River God
- First edition
- Author: Wilbur Smith
- Language: English
- Series: The 'Egyptian' novels
- Subject: Ancient Egypt
- Publisher: Macmillan
- Publication date: 1993
- Pages: 662
- ISBN: 0-330-33197-3
- OCLC: 31078181
- Followed by: The Seventh Scroll

= River God =

1993 novel by Wilbur Smith

River God is a novel by author Wilbur Smith. It tells the story of the talented eunuch slave named Taita, his life in Egypt, the flight of Taita along with the Egyptian populace from the Hyksos invasion, and their eventual return. The novel can be grouped together with Wilbur Smith's other books (The Seventh Scroll, Warlock, The Quest, Desert God and Pharaoh) on Ancient Egypt. It was first published in 1993, and was adapted for television alongside The Seventh Scroll as the 1999 mini-series The Seventh Scroll.

==Plot summary==
River God follows the fate of the Egyptian Kingdom through the eyes of Taita, a multi-talented and highly skilled eunuch slave.

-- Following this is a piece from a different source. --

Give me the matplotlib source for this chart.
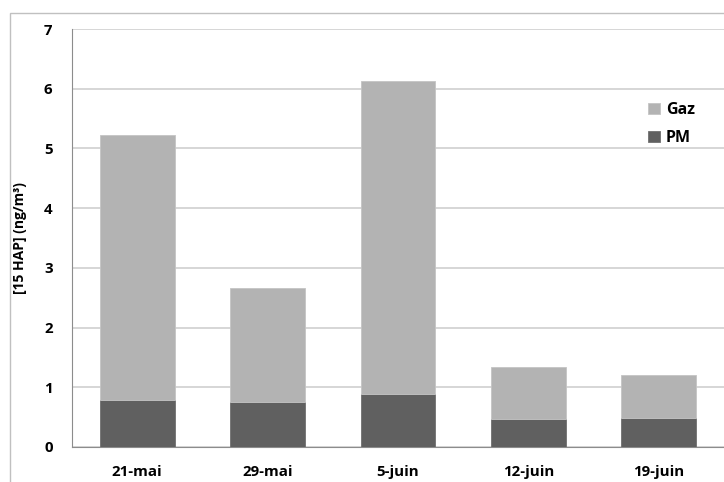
import matplotlib
matplotlib.use("Agg")
import matplotlib.pyplot as plt
from matplotlib.patches import Rectangle

categories = ["21-mai", "29-mai", "5-juin", "12-juin", "19-juin"]
pm = [0.79, 0.75, 0.88, 0.47, 0.49]
gaz = [4.43, 1.91, 5.25, 0.87, 0.71]
yticks = [0, 1, 2, 3, 4, 5, 6, 7]

plt.rcParams['font.family'] = ['Open Sans', 'DejaVu Sans']
plt.rcParams['font.weight'] = 'bold'

fig = plt.figure(figsize=(7.24, 4.82), dpi=100)
W, H = 724, 482
ax = fig.add_axes([72 / W, 1 - 447 / H, (724 - 72) / W, (447 - 29) / H])

x = list(range(len(categories)))
ax.bar(x, pm, width=0.575, color="#606060", edgecolor="#707070", linewidth=0.6, label="PM", zorder=3)
ax.bar(x, gaz, bottom=pm, width=0.575, color="#b3b3b3", edgecolor="#c4c4c4", linewidth=0.6, label="Gaz", zorder=3)

ax.set_xlim(-0.5, 4.5)
ax.set_ylim(0, 7)
ax.set_yticks(yticks)
ax.set_xticks(x)
ax.set_xticklabels(categories)
ax.tick_params(axis='both', length=0, labelsize=10.8)
ax.tick_params(axis='y', pad=14)
ax.tick_params(axis='x', pad=13)
for lbl in ax.get_xticklabels() + ax.get_yticklabels():
    lbl.set_fontweight('bold')

ax.grid(axis='y', color="#d0d0d0", linewidth=1.2, zorder=0)
ax.set_axisbelow(True)
for s in ["top", "right"]:
    ax.spines[s].set_visible(False)
ax.spines["left"].set_color("#8c8c8c")
ax.spines["bottom"].set_color("#8c8c8c")

ax.set_ylabel("[15 HAP] (ng/m³)", fontsize=10, fontweight='bold')
ax.yaxis.set_label_coords((27 - 72) / (724 - 72), 0.5)

handles, labels = ax.get_legend_handles_labels()
leg = ax.legend(handles[::-1], labels[::-1], loc='upper left',
                bbox_to_anchor=((634 - 72) / (724 - 72), 1 - (88 - 29) / (447 - 29)),
                frameon=False, fontsize=11.5, handlelength=0.7, handleheight=0.7,
                handletextpad=0.4, labelspacing=0.75)
for t in leg.get_texts():
    t.set_fontweight('bold')

fig.patches.append(Rectangle((10 / W, -0.1), 1.2, 1 - 13 / H + 0.1, transform=fig.transFigure,
                             fill=False, edgecolor="#c0c0c0", linewidth=1.0))

fig.savefig("out.png", dpi=100)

Taita is owned by Lord Intef and primarily looks after his daughter, Lostris, but also plays a large role in the day-to-day running of Lord Intef's estate.

The Pharaoh of Egypt is without a male heir, and Taita inadvertently causes Pharaoh to take an interest in Lostris. Lostris meanwhile is in love with the soldier Tanus, who unbeknownst to her is hated by her father. Eventually Pharaoh marries Lostris and her father, Lord Intef, reluctantly gives Taita to her as a wedding gift.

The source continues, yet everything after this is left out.